In Debian, we can execute:

/etc/init.d/iptables save name-rules

We have to be careful and ensure that the directory /var/log/iptables already exists, as this is where the files will be saved; name-rules will be a file in the directory.

With (/etc/init.d/iptables load) we can load the rules (in Debian, we have to provide the name of the rules file), although Debian supports some default file names, which are active for the normal rules (the ones that will be used when the service starts) and inactive for the ones that will remain when the service is deactivated (or stopped). Another similar method that is commonly used is that of putting the rules in a script file with the iptables calls that are necessary and calling them, for example, by putting them in the necessary runlevel, or with a link to the script in /etc/init.d.

9.8.3. Packets of firewalls in the distributions

With regard to the configuration tools that are more or less automatic in the firewall, there are various possibilities, but we should remember that they do not usually offer the same features as the manual configuration of iptables (which in most cases, is the recommended process). Some tools are:

Example 9-22. Web site

See: http://www.fwbuilder.org/

Normally, each of these packets uses a rules system that is saved in its own configuration file and that usually starts up as a service or as a script execution in the default runlevel.
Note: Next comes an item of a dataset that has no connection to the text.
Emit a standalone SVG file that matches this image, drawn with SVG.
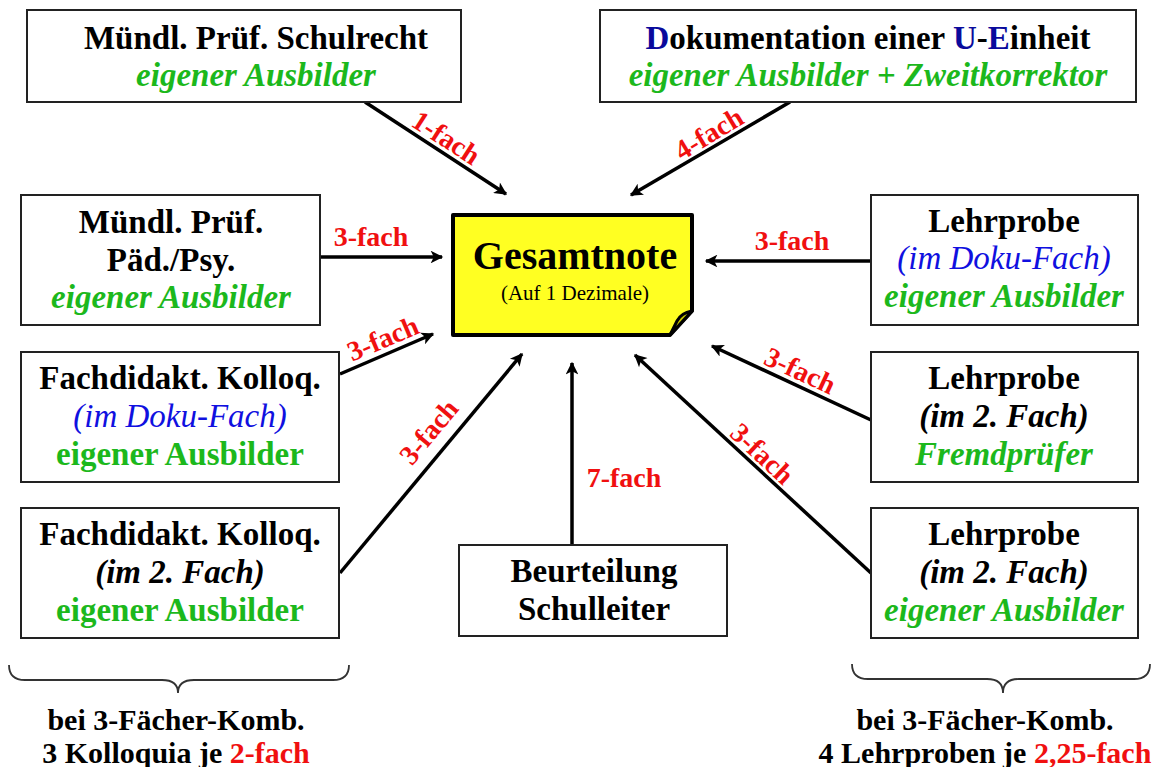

9.8.4. Final considerations

Even if we have well-configured firewalls, we have to remember that they are not an absolute security protection, as there are complex attacks that can pass over the firewalls or falsify the data to create confusion. In addition, modern connectivity sometimes needs to force us to create software that will bypass the firewalls:

Example 9-23. Note

We should never rely on one single mechanism or security system. The security of the system must be established at all the different levels.

Therefore, although firewalls are a very good solution for most security-related aspects, they can always have vulnerabilities and let traffic that is considered valid through, which then includes other possible sources of attack or vulnerabilities. With regard to security, we should never consider (and rely on) only one single solution and expect it to protect us from everything; it is necessary to examine the various problems, to propose solutions that will detect any problems on time and to establish prevention policies that will protect the system before any harm is done.